**Brief**
Quote exactly, and only, the lines from the one with "Clone this chart in matplotlib." down to the one with "17, 18, 20]", both included.
##############################
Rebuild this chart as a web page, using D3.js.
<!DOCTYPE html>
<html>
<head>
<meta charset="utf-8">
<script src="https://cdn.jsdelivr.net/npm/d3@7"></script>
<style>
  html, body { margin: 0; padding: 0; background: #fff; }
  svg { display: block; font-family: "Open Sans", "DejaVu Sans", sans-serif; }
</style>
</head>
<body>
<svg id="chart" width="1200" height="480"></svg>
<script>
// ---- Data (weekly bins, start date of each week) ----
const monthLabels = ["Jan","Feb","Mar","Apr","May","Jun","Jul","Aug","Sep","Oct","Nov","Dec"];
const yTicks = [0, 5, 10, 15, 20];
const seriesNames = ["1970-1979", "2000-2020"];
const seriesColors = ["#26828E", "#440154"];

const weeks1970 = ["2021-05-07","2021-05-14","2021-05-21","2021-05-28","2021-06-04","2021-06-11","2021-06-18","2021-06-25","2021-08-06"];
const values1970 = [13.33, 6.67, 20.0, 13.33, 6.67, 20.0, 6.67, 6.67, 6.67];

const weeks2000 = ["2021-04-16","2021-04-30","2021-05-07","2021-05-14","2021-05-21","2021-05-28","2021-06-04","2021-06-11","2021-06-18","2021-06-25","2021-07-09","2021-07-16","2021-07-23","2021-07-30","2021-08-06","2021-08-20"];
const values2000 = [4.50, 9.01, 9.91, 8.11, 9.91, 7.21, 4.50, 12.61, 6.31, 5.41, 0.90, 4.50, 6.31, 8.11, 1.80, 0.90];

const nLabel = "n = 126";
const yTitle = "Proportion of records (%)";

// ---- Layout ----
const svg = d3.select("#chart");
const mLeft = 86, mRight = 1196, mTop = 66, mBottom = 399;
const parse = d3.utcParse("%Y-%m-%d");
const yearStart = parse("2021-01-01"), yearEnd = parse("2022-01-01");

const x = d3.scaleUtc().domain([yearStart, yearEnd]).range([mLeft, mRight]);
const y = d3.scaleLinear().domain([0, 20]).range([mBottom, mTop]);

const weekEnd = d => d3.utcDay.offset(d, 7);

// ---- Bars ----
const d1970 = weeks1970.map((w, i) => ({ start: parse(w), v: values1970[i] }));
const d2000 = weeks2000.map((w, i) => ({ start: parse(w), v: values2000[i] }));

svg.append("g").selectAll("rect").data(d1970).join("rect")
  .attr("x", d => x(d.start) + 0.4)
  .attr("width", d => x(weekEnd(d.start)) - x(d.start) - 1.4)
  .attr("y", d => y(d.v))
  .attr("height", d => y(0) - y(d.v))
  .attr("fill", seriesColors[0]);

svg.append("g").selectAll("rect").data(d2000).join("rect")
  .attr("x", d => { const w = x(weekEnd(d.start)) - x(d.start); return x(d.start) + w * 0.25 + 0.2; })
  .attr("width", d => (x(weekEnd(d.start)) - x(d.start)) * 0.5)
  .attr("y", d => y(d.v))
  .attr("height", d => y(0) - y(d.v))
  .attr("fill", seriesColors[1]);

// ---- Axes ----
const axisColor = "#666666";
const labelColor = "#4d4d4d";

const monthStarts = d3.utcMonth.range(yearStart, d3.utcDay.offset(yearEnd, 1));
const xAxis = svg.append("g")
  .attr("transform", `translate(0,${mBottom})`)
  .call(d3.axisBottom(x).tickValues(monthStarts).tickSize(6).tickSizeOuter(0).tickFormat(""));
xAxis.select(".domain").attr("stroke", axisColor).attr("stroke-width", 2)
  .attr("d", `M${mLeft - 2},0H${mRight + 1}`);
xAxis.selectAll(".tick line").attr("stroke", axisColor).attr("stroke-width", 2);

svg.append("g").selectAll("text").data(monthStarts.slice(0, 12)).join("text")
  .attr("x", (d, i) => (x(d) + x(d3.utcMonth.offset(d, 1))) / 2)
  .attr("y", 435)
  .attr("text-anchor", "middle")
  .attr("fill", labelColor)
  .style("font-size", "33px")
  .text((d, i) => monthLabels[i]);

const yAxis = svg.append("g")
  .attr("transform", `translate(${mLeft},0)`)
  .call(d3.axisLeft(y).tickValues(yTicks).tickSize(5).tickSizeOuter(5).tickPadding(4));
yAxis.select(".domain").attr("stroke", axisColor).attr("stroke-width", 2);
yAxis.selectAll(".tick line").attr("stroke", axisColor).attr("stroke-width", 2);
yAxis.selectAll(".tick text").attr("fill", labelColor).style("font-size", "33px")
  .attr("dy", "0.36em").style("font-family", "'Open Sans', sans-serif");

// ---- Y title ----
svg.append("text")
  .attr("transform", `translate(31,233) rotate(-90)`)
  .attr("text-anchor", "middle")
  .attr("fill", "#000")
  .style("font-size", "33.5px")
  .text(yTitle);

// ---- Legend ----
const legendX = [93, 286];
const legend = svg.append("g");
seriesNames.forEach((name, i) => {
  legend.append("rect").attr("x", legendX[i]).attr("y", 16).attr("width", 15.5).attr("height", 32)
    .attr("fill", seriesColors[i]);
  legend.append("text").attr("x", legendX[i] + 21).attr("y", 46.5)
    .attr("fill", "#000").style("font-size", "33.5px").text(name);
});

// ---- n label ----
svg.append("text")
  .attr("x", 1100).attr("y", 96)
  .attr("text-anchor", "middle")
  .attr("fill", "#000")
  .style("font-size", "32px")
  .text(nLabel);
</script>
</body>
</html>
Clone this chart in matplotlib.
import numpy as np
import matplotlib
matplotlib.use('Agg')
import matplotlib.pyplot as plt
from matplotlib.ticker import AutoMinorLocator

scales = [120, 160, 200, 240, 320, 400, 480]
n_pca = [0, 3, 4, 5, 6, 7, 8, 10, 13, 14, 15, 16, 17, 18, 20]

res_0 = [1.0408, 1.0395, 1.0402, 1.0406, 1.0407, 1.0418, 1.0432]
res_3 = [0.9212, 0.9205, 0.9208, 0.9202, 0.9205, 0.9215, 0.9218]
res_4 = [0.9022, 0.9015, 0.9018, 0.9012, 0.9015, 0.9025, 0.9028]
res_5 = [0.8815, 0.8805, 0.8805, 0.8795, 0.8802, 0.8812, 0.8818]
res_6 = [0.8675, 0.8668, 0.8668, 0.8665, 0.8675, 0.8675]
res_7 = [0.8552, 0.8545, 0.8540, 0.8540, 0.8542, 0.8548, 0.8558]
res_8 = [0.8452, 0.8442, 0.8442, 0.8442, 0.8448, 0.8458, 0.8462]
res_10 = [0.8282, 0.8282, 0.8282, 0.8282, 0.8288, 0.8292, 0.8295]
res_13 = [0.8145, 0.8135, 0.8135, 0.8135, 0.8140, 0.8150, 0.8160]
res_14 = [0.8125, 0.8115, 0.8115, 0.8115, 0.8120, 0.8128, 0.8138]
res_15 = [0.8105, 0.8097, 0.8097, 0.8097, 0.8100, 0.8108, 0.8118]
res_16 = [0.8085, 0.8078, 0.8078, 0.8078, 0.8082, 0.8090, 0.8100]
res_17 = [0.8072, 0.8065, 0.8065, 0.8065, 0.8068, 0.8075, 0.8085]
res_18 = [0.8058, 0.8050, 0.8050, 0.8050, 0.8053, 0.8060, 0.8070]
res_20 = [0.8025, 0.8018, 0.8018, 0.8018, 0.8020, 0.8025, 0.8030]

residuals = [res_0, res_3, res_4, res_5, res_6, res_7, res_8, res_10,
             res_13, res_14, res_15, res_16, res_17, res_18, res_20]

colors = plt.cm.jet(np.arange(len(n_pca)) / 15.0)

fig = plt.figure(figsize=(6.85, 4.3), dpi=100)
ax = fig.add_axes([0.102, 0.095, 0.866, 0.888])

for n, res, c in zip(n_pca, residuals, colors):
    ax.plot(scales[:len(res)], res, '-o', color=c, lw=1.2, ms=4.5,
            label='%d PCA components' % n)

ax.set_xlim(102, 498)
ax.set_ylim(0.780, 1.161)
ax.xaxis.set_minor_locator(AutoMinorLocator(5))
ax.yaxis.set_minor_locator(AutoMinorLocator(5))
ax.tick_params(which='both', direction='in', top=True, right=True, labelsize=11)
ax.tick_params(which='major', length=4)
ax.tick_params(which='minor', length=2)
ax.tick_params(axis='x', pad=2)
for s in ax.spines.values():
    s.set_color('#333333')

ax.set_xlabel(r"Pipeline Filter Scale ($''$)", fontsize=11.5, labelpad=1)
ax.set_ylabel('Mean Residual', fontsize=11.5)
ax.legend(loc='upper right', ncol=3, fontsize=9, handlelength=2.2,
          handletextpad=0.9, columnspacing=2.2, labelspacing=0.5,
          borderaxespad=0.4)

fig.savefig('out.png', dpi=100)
##############################
**Final result**
Clone this chart in matplotlib.
import numpy as np
import matplotlib
matplotlib.use('Agg')
import matplotlib.pyplot as plt
from matplotlib.ticker import AutoMinorLocator

scales = [120, 160, 200, 240, 320, 400, 480]
n_pca = [0, 3, 4, 5, 6, 7, 8, 10, 13, 14, 15, 16, 17, 18, 20]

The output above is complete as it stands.